As I type these lines I seem to connect up Old Ben Reay's treatment of his daughter Margaret (cutting her out of the inheritance of the house in his 75th year because she had married) with some equally harsh treatment of his only son, John. I never heard of John returning to visit his father. If Old Ben Reay could refuse to acknowledge his younger sister's presence on the railway platform at Ardgay after 13 years absence in the USA he could be expected to be equally unkind towards his son. In don't know. I cannot guess what influence his mother, little Annie McLachlan, had on old John, or on the household in John's youth. She died in 1914, only a few years after John left for Canada.
It would be wonderful the see the Golden Gates opening to let John and his Aunt Helen pass through, hand in hand, each with a Complimentary Ticket!
28th May 1967.
Frank Macdonald and Jessie Howie had a long session with me last night.
Frank had never met John Mackay.
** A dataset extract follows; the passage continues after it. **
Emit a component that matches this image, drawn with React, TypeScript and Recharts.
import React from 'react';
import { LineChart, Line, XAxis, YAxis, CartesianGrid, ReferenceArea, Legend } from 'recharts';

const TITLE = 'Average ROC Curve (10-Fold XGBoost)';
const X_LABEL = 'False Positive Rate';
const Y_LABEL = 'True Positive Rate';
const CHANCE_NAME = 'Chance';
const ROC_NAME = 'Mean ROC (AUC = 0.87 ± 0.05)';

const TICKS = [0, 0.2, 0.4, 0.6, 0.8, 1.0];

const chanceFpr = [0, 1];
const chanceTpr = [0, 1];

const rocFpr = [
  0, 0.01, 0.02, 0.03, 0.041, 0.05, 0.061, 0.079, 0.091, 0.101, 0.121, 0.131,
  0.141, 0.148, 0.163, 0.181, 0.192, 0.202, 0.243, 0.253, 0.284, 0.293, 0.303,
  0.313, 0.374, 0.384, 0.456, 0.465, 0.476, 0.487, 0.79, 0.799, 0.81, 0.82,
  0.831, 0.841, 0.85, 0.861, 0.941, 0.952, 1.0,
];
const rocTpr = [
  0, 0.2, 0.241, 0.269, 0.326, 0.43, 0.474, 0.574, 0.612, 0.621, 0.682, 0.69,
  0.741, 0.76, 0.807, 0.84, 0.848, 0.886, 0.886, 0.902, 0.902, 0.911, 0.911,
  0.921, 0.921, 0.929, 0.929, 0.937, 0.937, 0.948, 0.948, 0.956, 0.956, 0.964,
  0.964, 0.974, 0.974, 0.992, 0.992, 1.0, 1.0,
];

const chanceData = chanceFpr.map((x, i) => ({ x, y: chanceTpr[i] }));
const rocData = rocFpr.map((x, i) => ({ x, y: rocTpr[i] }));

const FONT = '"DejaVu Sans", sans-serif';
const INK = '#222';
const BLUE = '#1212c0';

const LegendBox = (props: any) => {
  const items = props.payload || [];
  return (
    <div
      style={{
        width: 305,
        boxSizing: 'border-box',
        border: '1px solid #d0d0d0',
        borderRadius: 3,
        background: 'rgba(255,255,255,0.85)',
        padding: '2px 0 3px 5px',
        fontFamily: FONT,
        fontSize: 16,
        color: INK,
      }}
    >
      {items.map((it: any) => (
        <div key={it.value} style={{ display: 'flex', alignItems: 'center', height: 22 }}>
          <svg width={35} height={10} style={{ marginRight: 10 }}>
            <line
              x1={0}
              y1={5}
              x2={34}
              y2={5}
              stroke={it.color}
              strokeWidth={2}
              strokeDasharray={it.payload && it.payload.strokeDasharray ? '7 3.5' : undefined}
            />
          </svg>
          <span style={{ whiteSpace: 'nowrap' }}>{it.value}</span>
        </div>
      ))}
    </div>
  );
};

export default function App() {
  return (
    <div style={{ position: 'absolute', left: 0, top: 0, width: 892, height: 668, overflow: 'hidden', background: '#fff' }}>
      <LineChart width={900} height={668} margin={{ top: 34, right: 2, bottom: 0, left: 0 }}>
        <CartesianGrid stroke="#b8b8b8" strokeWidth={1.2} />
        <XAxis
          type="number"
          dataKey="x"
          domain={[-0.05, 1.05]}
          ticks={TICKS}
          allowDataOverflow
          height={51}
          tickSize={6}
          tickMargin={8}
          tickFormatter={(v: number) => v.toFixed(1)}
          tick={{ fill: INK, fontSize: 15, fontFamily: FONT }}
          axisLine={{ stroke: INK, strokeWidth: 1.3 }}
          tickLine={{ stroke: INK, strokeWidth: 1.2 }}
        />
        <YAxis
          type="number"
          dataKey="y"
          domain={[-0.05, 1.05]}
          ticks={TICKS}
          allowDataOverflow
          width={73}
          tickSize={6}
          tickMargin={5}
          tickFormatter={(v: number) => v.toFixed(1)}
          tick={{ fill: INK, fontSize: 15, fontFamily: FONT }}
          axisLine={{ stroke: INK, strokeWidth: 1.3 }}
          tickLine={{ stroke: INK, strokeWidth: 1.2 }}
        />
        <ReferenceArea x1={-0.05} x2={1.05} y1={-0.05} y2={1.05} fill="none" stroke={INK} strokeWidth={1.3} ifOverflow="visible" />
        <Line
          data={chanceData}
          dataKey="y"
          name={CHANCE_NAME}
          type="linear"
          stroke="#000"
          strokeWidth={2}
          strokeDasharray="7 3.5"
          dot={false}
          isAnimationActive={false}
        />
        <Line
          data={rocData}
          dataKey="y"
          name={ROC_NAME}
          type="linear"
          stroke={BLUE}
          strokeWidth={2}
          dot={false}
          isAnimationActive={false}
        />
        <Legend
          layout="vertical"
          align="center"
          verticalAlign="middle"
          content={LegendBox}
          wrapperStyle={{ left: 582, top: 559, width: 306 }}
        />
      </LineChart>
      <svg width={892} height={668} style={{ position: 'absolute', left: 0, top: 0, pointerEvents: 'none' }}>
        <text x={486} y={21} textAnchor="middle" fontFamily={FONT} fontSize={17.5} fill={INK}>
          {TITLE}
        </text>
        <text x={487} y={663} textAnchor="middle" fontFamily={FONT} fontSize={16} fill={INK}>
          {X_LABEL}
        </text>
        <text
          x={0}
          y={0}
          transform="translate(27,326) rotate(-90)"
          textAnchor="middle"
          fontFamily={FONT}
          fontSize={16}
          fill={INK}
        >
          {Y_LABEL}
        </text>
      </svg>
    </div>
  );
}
He said Ben Reay was not well disposed towards him, and refused to speak about him.
Jessie visited John's widow in Vancouver and John's daughter in Regina a few years ago, and got a fine welcome from both. The one said he was a splendid husband. The other said he was a fine father and although she knew he had been regarded as the black sheep of the family there was absolutely no substance in the label.
Jessie added that Margaret, John's sister, corresponded regularly with John's wife and daughter, and each Christmas sent the daughter a present - another good mark for Margaret Mackay!